[Items from a dataset]
★ ★ ★ ★ ★ ★ ★
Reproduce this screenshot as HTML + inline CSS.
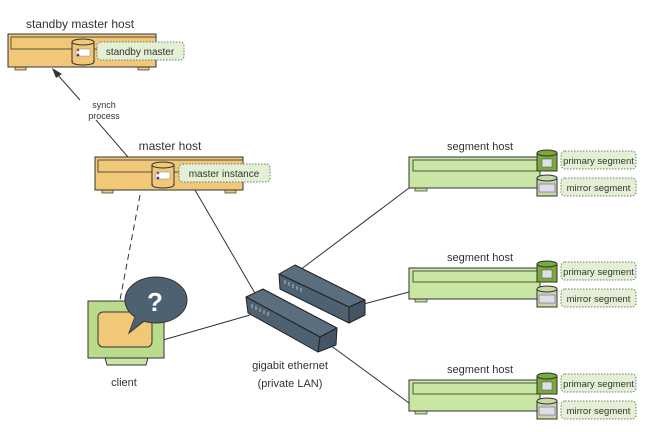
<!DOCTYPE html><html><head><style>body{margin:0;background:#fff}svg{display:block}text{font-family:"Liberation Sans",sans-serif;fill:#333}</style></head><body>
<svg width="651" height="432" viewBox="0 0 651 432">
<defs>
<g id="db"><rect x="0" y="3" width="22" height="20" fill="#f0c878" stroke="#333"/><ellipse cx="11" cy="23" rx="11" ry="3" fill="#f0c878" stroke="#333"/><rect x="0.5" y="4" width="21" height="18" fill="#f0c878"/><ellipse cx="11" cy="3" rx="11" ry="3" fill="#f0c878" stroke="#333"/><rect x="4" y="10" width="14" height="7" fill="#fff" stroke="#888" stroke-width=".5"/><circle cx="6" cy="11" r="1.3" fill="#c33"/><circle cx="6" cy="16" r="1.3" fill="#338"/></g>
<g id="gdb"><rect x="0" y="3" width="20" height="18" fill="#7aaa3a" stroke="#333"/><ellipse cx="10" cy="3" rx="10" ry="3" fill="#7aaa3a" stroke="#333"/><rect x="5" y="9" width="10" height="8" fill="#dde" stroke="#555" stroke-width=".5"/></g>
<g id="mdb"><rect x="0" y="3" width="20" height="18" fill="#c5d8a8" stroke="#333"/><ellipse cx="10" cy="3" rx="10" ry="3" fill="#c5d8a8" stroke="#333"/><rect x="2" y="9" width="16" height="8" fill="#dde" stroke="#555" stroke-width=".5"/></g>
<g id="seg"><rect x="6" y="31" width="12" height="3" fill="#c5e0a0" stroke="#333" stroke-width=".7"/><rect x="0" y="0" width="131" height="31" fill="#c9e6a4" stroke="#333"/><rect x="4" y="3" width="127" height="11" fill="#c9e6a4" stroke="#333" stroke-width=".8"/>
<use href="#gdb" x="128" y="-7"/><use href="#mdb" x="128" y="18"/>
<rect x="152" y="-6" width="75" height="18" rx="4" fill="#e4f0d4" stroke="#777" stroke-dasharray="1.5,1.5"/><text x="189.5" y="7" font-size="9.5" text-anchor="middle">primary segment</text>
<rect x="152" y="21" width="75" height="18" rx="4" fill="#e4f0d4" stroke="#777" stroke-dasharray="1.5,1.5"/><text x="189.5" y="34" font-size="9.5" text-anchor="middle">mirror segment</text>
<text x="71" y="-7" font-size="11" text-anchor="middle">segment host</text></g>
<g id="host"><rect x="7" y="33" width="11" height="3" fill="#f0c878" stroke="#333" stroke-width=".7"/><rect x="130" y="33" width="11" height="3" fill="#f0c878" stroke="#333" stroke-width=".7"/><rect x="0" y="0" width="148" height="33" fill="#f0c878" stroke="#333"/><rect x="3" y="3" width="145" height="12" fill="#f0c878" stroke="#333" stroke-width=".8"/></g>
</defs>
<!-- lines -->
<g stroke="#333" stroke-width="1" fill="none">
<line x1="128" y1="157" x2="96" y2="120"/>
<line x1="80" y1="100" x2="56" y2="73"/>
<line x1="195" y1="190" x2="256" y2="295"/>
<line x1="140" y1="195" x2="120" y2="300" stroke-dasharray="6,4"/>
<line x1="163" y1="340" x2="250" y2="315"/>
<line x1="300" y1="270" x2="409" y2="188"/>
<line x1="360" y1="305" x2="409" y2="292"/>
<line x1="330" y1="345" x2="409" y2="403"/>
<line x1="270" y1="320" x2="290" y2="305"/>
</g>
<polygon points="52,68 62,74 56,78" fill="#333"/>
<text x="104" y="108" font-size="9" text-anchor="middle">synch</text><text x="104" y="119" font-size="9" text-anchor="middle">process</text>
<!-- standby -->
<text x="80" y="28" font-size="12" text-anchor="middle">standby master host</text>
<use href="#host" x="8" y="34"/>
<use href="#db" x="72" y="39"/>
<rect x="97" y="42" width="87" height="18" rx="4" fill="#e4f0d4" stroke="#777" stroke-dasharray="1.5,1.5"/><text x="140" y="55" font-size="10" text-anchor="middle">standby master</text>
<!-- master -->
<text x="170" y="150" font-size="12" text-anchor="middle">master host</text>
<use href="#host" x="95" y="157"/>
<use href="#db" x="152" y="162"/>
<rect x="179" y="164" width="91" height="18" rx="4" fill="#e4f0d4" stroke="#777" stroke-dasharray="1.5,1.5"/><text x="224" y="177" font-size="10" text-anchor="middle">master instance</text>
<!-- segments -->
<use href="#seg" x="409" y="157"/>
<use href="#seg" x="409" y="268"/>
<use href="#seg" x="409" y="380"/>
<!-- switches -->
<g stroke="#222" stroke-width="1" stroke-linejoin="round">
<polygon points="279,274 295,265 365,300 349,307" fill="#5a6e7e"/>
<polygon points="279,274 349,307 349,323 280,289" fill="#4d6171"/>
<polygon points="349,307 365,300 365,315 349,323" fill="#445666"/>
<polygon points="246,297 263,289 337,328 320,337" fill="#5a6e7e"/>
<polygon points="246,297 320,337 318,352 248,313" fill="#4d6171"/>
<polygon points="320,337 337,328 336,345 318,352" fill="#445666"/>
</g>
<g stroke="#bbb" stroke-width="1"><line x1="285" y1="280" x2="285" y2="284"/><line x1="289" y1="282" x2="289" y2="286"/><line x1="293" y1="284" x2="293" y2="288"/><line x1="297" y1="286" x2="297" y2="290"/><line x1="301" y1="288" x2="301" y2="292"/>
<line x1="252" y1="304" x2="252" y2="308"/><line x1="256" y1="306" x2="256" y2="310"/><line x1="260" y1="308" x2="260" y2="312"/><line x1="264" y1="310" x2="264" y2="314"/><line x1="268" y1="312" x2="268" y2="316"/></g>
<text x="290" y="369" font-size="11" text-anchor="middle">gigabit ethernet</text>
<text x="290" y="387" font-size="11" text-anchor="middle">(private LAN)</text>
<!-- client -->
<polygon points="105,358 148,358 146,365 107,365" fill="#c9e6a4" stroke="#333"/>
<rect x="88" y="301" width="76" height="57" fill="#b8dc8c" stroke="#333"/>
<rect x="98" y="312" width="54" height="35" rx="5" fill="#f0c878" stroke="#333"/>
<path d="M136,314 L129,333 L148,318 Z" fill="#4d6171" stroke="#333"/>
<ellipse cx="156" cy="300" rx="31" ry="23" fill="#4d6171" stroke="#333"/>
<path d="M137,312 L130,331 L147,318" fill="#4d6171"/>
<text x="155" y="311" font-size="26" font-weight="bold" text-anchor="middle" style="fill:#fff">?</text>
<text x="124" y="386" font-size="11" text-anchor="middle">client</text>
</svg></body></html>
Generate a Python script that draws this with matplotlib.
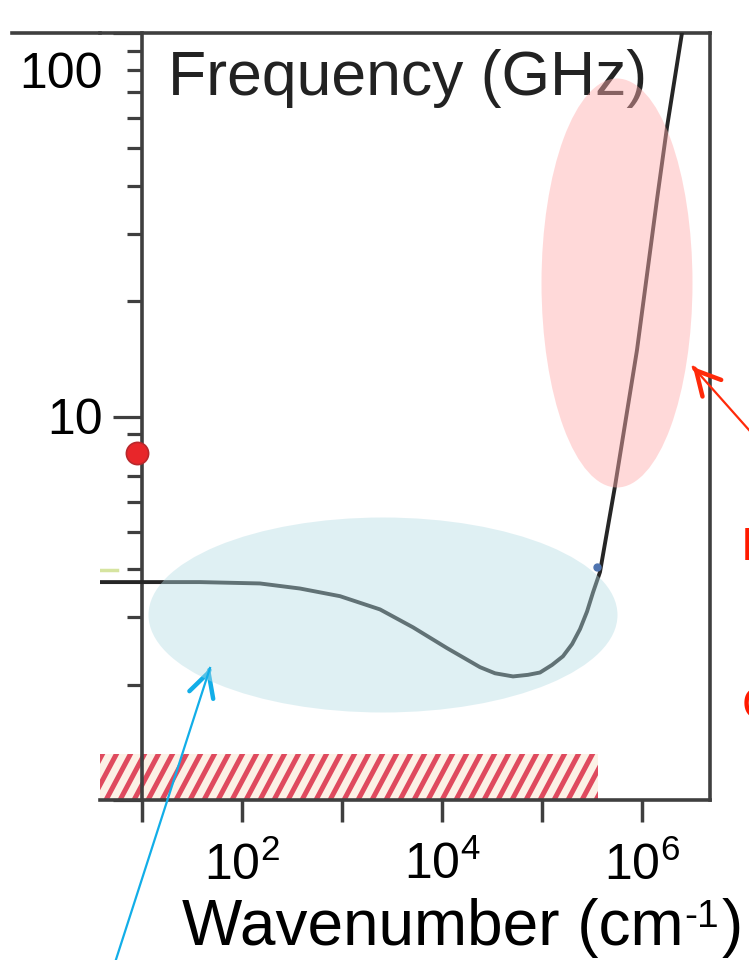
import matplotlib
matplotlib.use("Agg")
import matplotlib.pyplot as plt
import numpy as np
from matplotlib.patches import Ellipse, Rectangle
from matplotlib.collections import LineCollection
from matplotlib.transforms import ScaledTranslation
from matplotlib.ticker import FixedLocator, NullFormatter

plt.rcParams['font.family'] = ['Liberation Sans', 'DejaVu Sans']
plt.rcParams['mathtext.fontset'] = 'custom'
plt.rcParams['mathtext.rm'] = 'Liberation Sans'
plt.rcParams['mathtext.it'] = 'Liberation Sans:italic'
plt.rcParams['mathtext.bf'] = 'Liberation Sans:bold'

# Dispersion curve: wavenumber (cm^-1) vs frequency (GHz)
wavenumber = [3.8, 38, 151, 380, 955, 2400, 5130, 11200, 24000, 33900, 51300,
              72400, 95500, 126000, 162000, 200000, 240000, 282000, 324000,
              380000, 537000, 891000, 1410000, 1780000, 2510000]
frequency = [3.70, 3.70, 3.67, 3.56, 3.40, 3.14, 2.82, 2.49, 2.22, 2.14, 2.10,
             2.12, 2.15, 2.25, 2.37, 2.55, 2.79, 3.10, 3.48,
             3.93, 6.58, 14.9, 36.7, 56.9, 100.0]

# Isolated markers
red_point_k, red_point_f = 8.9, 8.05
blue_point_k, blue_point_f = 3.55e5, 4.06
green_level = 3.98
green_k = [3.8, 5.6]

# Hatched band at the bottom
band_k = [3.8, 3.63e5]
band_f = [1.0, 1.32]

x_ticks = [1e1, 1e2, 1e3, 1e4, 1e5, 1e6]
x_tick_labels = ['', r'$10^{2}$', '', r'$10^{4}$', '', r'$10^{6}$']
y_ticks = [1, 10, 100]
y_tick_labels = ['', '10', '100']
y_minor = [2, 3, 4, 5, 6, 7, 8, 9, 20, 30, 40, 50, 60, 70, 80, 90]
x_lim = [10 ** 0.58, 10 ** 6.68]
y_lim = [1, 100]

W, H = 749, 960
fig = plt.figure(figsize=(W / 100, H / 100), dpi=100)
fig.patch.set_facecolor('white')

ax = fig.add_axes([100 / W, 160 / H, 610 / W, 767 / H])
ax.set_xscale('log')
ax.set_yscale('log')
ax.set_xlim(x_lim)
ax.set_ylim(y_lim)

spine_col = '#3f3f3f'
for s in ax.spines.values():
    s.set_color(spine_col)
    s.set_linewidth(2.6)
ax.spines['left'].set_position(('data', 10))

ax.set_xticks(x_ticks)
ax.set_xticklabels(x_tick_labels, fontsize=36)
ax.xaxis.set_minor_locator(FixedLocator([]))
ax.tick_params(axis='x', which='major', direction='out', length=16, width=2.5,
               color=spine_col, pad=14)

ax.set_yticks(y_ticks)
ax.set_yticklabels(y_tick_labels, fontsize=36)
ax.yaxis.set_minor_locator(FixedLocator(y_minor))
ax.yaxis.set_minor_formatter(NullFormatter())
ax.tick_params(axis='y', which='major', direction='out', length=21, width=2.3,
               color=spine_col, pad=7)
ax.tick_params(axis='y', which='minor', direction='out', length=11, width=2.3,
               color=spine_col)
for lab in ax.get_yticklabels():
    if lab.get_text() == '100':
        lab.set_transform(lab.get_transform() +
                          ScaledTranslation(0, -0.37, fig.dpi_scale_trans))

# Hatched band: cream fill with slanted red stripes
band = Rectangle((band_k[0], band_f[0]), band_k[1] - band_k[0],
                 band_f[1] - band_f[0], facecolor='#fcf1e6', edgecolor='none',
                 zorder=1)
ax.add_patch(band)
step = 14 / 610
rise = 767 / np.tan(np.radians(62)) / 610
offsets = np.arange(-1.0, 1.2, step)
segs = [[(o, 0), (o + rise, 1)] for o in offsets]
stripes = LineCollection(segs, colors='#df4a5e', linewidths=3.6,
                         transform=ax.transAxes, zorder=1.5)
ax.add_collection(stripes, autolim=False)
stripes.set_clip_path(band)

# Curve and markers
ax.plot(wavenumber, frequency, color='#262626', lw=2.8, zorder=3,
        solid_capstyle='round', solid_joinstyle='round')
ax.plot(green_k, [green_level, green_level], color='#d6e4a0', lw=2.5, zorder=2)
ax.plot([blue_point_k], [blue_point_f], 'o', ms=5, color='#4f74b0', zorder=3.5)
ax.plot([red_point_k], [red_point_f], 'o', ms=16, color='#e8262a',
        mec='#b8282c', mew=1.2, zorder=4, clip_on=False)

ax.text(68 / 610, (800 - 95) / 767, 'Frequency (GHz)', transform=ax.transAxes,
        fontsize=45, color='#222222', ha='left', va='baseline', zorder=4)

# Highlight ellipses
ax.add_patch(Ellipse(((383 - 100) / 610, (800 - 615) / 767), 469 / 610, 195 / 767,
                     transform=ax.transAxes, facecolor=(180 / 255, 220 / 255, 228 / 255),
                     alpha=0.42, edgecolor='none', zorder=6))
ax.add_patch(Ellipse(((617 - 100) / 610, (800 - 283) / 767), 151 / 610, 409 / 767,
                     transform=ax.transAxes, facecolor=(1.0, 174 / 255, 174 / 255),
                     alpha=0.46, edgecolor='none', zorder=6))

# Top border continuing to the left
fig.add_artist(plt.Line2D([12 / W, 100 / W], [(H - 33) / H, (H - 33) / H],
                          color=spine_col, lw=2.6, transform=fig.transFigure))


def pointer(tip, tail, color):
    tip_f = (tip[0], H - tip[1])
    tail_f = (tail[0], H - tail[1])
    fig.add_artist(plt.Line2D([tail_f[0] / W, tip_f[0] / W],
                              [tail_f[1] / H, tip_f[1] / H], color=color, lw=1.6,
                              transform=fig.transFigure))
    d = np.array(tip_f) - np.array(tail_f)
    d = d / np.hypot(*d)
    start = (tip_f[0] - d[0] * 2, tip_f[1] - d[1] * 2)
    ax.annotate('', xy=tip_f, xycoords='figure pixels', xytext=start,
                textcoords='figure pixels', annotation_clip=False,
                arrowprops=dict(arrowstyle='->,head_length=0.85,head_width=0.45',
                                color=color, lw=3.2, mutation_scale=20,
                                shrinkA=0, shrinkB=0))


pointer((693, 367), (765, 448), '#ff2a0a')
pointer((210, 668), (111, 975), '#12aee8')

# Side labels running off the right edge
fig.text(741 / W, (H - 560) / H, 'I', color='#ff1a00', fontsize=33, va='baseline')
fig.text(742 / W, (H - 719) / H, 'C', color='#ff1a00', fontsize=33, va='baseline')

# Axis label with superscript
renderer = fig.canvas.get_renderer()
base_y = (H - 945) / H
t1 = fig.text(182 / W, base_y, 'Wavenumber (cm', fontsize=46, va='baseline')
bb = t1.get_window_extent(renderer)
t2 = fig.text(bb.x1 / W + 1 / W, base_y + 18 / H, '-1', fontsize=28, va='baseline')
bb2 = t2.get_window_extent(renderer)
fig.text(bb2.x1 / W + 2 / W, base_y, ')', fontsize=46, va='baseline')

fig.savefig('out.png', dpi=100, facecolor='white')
★ ★ ★ ★ ★ ★ ★
* [WHAT YOU SHOULD DO]: Go back to the lines above and output, exactly as they stand, the ones from the line containing "Generate a Python" to the line containing "band_f = [1.0, 1.32]". Leave all pictures behind.

* [COMPLETE RESPONSE]:
Generate a Python script that draws this with matplotlib.
import matplotlib
matplotlib.use("Agg")
import matplotlib.pyplot as plt
import numpy as np
from matplotlib.patches import Ellipse, Rectangle
from matplotlib.collections import LineCollection
from matplotlib.transforms import ScaledTranslation
from matplotlib.ticker import FixedLocator, NullFormatter

plt.rcParams['font.family'] = ['Liberation Sans', 'DejaVu Sans']
plt.rcParams['mathtext.fontset'] = 'custom'
plt.rcParams['mathtext.rm'] = 'Liberation Sans'
plt.rcParams['mathtext.it'] = 'Liberation Sans:italic'
plt.rcParams['mathtext.bf'] = 'Liberation Sans:bold'

# Dispersion curve: wavenumber (cm^-1) vs frequency (GHz)
wavenumber = [3.8, 38, 151, 380, 955, 2400, 5130, 11200, 24000, 33900, 51300,
              72400, 95500, 126000, 162000, 200000, 240000, 282000, 324000,
              380000, 537000, 891000, 1410000, 1780000, 2510000]
frequency = [3.70, 3.70, 3.67, 3.56, 3.40, 3.14, 2.82, 2.49, 2.22, 2.14, 2.10,
             2.12, 2.15, 2.25, 2.37, 2.55, 2.79, 3.10, 3.48,
             3.93, 6.58, 14.9, 36.7, 56.9, 100.0]

# Isolated markers
red_point_k, red_point_f = 8.9, 8.05
blue_point_k, blue_point_f = 3.55e5, 4.06
green_level = 3.98
green_k = [3.8, 5.6]

# Hatched band at the bottom
band_k = [3.8, 3.63e5]
band_f = [1.0, 1.32]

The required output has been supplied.